- [Exercise description]: Leave out any pictures and transcribe all other data below exactly.

━━━━━ Recorded data ━━━━━

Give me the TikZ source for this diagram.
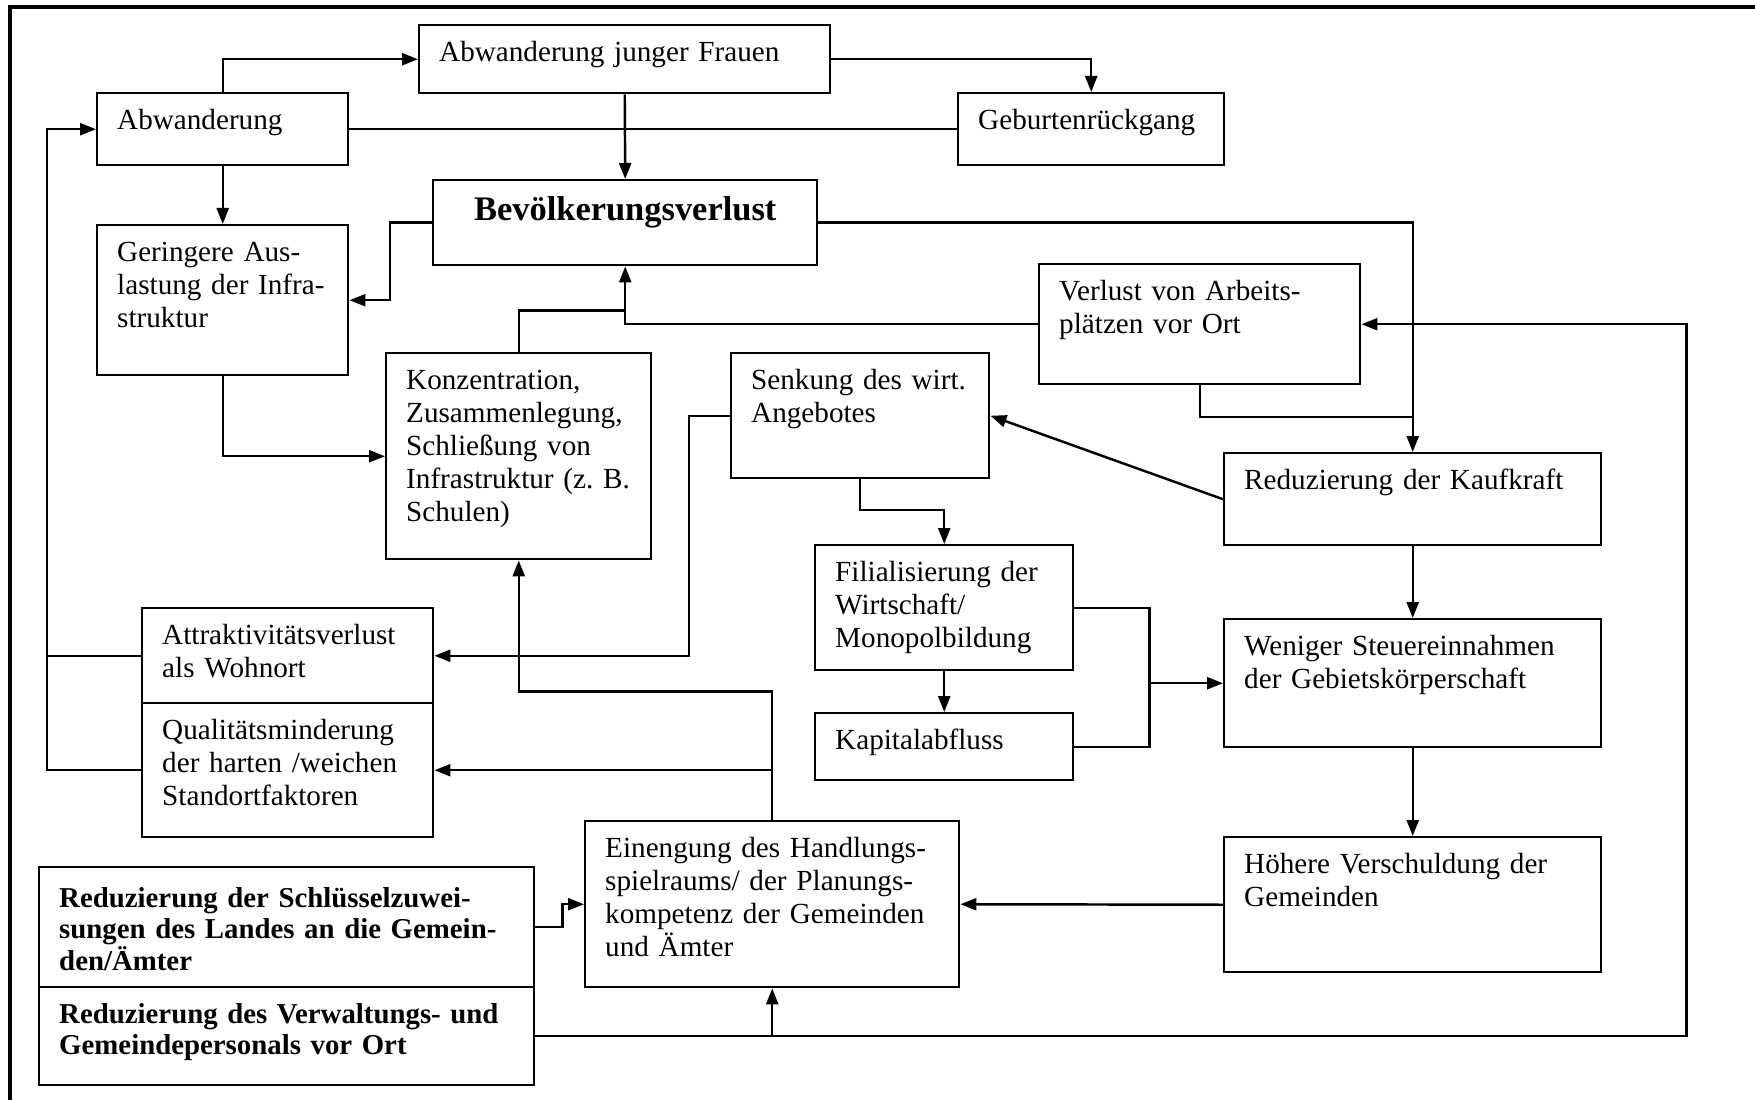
\documentclass[tikz,border=0pt]{standalone}
\usepackage{fontspec}
\setmainfont{Liberation Serif}
\usepackage{tikz}
\usetikzlibrary{arrows.meta}

\begin{document}
\begin{tikzpicture}[
    line width=0.7pt,
    box/.style={draw, anchor=north west, align=left, inner xsep=0.2cm,
      inner ysep=0pt, text height=0.36cm, fill=white,
      font=\fontsize{8.3}{9.4}\selectfont},
    head/.style={box, align=center, text height=0.40cm,
      font=\fontsize{9.8}{11}\selectfont\bfseries},
    cut/.style={box, text height=0.40cm,
      font=\fontsize{8.2}{9.0}\selectfont\bfseries},
    arr/.style={-{Triangle[length=1.6mm,width=1.2mm]}},
    frame/.style={line width=1.4pt}
  ]
    \useasboundingbox (0,0) rectangle (17.55,-11);
    \draw[frame] (0.1,-11) -- (0.1,-0.07) -- (17.55,-0.07);

    % top row
    \node[box, text width=3.71cm, text depth=0.32cm] (junge) at (4.18,-0.24)
      {Abwanderung junger Frauen};
    \node[box, text width=2.11cm, text depth=0.36cm] (abw) at (0.96,-0.92)
      {Abwanderung};
    \node[box, text width=2.26cm, text depth=0.36cm] (geburt) at (9.57,-0.92)
      {Geburtenrückgang};
    \node[head, text width=3.44cm, text depth=0.45cm] (verlust) at (4.32,-1.79)
      {Bevölkerungsverlust};
    \node[box, text width=2.11cm, text depth=1.14cm] (auslast) at (0.96,-2.24)
      {Geringere Aus-\\lastung der Infra-\\struktur};
    \node[box, text width=2.81cm, text depth=0.84cm] (arbeit) at (10.38,-2.63)
      {Verlust von Arbeits-\\plätzen vor Ort};

    % middle
    \node[box, text width=2.25cm, text depth=1.70cm] (konz) at (3.85,-3.52)
      {Konzentration,\\Zusammenlegung,\\Schließung von\\\mbox{Infrastruktur (z.~B.}\\Schulen)};
    \node[box, text width=2.18cm, text depth=0.89cm] (senk) at (7.30,-3.52)
      {Senkung des wirt.\\Angebotes};
    \node[box, text width=3.37cm, text depth=0.56cm] (kauf) at (12.23,-4.52)
      {Reduzierung der Kaufkraft};
    \node[box, text width=2.18cm, text depth=0.89cm] (filial) at (8.14,-5.44)
      {Filialisierung der\\Wirtschaft/\\Monopolbildung};
    \node[box, text width=2.18cm, text depth=0.31cm] (kapital) at (8.14,-7.12)
      {Kapitalabfluss};
    \node[box, text width=3.37cm, text depth=0.92cm] (steuer) at (12.23,-6.18)
      {Weniger Steuereinnahmen\\der Gebietskörperschaft};
    \node[box, text width=2.51cm, text depth=0.59cm] (attrakt) at (1.41,-6.07)
      {Attraktivitätsverlust\\als Wohnort};
    \node[box, text width=2.51cm, text depth=0.98cm] (qualit) at (1.41,-7.02)
      {Qualitätsminderung\\der harten /weichen\\Standortfaktoren};

    % bottom
    \node[box, text width=3.34cm, text depth=1.30cm] (einengung) at (5.84,-8.20)
      {Einengung des Handlungs-\\spielraums/ der Planungs-\\kompetenz der Gemeinden\\und Ämter};
    \node[box, text width=3.37cm, text depth=0.99cm] (schuld) at (12.23,-8.36)
      {Höhere Verschuldung der\\Gemeinden};
    \node[cut, text width=4.55cm, text depth=0.80cm] (schluessel) at (0.38,-8.66)
      {Reduzierung der Schlüsselzuwei-\\sungen des Landes an die Gemein-\\den/Ämter};
    \node[cut, text height=0.36cm, text width=4.55cm, text depth=0.62cm] (personal) at (0.38,-9.86)
      {Reduzierung des Verwaltungs- und\\Gemeindepersonals vor Ort};

    % connectors
    \draw[arr] (abw.north) |- (junge.west);
    \draw[arr] (junge.east) -| (geburt.north);
    \draw (abw.east) -- (geburt.west);
    \draw[arr] (junge.south) -- (verlust.north);
    \draw[arr] (abw.south) -- (auslast.north);
    \draw[arr] (qualit.west) -- ++(-0.94,0) |- (abw.west);
    \draw (attrakt.west) -- ++(-0.94,0);
    \draw[arr] (verlust.west) -- ++(-0.42,0) |- (auslast.east);
    \draw[arr] (auslast.south) |- (konz.west);
    \draw (konz.north) |- ([yshift=-0.44cm]verlust.south);
    \draw[arr] (arbeit.west) -| (verlust.south);
    \draw[arr] (verlust.east) -| (kauf.north);
    \draw (arbeit.south) |- ([yshift=0.35cm]kauf.north);
    \draw[arr] (personal.east) -| ([xshift=3.25cm]arbeit.east) -- (arbeit.east);
    \draw[arr] (einengung.south |- personal.east) -- (einengung.south);
    \draw[arr] (schluessel.east) -- ++(0.27,0) |- (einengung.west);
    \draw[arr] (schuld.west) -- (einengung.east);
    \draw[arr] (einengung.north) |- ([yshift=-1.31cm]konz.south) -- (konz.south);
    \draw[arr] (einengung.north |- qualit.east) -- (qualit.east);
    \draw[arr] (senk.west) -- ++(-0.41,0) |- (attrakt.east);
    \draw[arr] (senk.south) |- ([yshift=0.34cm]filial.north) -- (filial.north);
    \draw[arr] (kauf.west) -- (senk.east);
    \draw[arr] (filial.south) -- (kapital.north);
    \draw (filial.east) -| ([xshift=0.75cm]kapital.east) -- (kapital.east);
    \draw[arr] ([xshift=0.75cm]kapital.east |- steuer.west) -- (steuer.west);
    \draw[arr] (kauf.south) -- (steuer.north);
    \draw[arr] (steuer.south) -- (schuld.north);
  \end{tikzpicture}
\end{document}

━━━━━

- [Expected output]:
Give me the TikZ source for this diagram.
\documentclass[tikz,border=0pt]{standalone}
\usepackage{fontspec}
\setmainfont{Liberation Serif}
\usepackage{tikz}
\usetikzlibrary{arrows.meta}

\begin{document}
\begin{tikzpicture}[
    line width=0.7pt,
    box/.style={draw, anchor=north west, align=left, inner xsep=0.2cm,
      inner ysep=0pt, text height=0.36cm, fill=white,
      font=\fontsize{8.3}{9.4}\selectfont},
    head/.style={box, align=center, text height=0.40cm,
      font=\fontsize{9.8}{11}\selectfont\bfseries},
    cut/.style={box, text height=0.40cm,
      font=\fontsize{8.2}{9.0}\selectfont\bfseries},
    arr/.style={-{Triangle[length=1.6mm,width=1.2mm]}},
    frame/.style={line width=1.4pt}
  ]
    \useasboundingbox (0,0) rectangle (17.55,-11);
    \draw[frame] (0.1,-11) -- (0.1,-0.07) -- (17.55,-0.07);

    % top row
    \node[box, text width=3.71cm, text depth=0.32cm] (junge) at (4.18,-0.24)
      {Abwanderung junger Frauen};
    \node[box, text width=2.11cm, text depth=0.36cm] (abw) at (0.96,-0.92)
      {Abwanderung};
    \node[box, text width=2.26cm, text depth=0.36cm] (geburt) at (9.57,-0.92)
      {Geburtenrückgang};
    \node[head, text width=3.44cm, text depth=0.45cm] (verlust) at (4.32,-1.79)
      {Bevölkerungsverlust};
    \node[box, text width=2.11cm, text depth=1.14cm] (auslast) at (0.96,-2.24)
      {Geringere Aus-\\lastung der Infra-\\struktur};
    \node[box, text width=2.81cm, text depth=0.84cm] (arbeit) at (10.38,-2.63)
      {Verlust von Arbeits-\\plätzen vor Ort};

    % middle
    \node[box, text width=2.25cm, text depth=1.70cm] (konz) at (3.85,-3.52)
      {Konzentration,\\Zusammenlegung,\\Schließung von\\\mbox{Infrastruktur (z.~B.}\\Schulen)};
    \node[box, text width=2.18cm, text depth=0.89cm] (senk) at (7.30,-3.52)
      {Senkung des wirt.\\Angebotes};
    \node[box, text width=3.37cm, text depth=0.56cm] (kauf) at (12.23,-4.52)
      {Reduzierung der Kaufkraft};
    \node[box, text width=2.18cm, text depth=0.89cm] (filial) at (8.14,-5.44)
      {Filialisierung der\\Wirtschaft/\\Monopolbildung};
    \node[box, text width=2.18cm, text depth=0.31cm] (kapital) at (8.14,-7.12)
      {Kapitalabfluss};
    \node[box, text width=3.37cm, text depth=0.92cm] (steuer) at (12.23,-6.18)
      {Weniger Steuereinnahmen\\der Gebietskörperschaft};
    \node[box, text width=2.51cm, text depth=0.59cm] (attrakt) at (1.41,-6.07)
      {Attraktivitätsverlust\\als Wohnort};
    \node[box, text width=2.51cm, text depth=0.98cm] (qualit) at (1.41,-7.02)
      {Qualitätsminderung\\der harten /weichen\\Standortfaktoren};

    % bottom
    \node[box, text width=3.34cm, text depth=1.30cm] (einengung) at (5.84,-8.20)
      {Einengung des Handlungs-\\spielraums/ der Planungs-\\kompetenz der Gemeinden\\und Ämter};
    \node[box, text width=3.37cm, text depth=0.99cm] (schuld) at (12.23,-8.36)
      {Höhere Verschuldung der\\Gemeinden};
    \node[cut, text width=4.55cm, text depth=0.80cm] (schluessel) at (0.38,-8.66)
      {Reduzierung der Schlüsselzuwei-\\sungen des Landes an die Gemein-\\den/Ämter};
    \node[cut, text height=0.36cm, text width=4.55cm, text depth=0.62cm] (personal) at (0.38,-9.86)
      {Reduzierung des Verwaltungs- und\\Gemeindepersonals vor Ort};

    % connectors
    \draw[arr] (abw.north) |- (junge.west);
    \draw[arr] (junge.east) -| (geburt.north);
    \draw (abw.east) -- (geburt.west);
    \draw[arr] (junge.south) -- (verlust.north);
    \draw[arr] (abw.south) -- (auslast.north);
    \draw[arr] (qualit.west) -- ++(-0.94,0) |- (abw.west);
    \draw (attrakt.west) -- ++(-0.94,0);
    \draw[arr] (verlust.west) -- ++(-0.42,0) |- (auslast.east);
    \draw[arr] (auslast.south) |- (konz.west);
    \draw (konz.north) |- ([yshift=-0.44cm]verlust.south);
    \draw[arr] (arbeit.west) -| (verlust.south);
    \draw[arr] (verlust.east) -| (kauf.north);
    \draw (arbeit.south) |- ([yshift=0.35cm]kauf.north);
    \draw[arr] (personal.east) -| ([xshift=3.25cm]arbeit.east) -- (arbeit.east);
    \draw[arr] (einengung.south |- personal.east) -- (einengung.south);
    \draw[arr] (schluessel.east) -- ++(0.27,0) |- (einengung.west);
    \draw[arr] (schuld.west) -- (einengung.east);
    \draw[arr] (einengung.north) |- ([yshift=-1.31cm]konz.south) -- (konz.south);
    \draw[arr] (einengung.north |- qualit.east) -- (qualit.east);
    \draw[arr] (senk.west) -- ++(-0.41,0) |- (attrakt.east);
    \draw[arr] (senk.south) |- ([yshift=0.34cm]filial.north) -- (filial.north);
    \draw[arr] (kauf.west) -- (senk.east);
    \draw[arr] (filial.south) -- (kapital.north);
    \draw (filial.east) -| ([xshift=0.75cm]kapital.east) -- (kapital.east);
    \draw[arr] ([xshift=0.75cm]kapital.east |- steuer.west) -- (steuer.west);
    \draw[arr] (kauf.south) -- (steuer.north);
    \draw[arr] (steuer.south) -- (schuld.north);
  \end{tikzpicture}
\end{document}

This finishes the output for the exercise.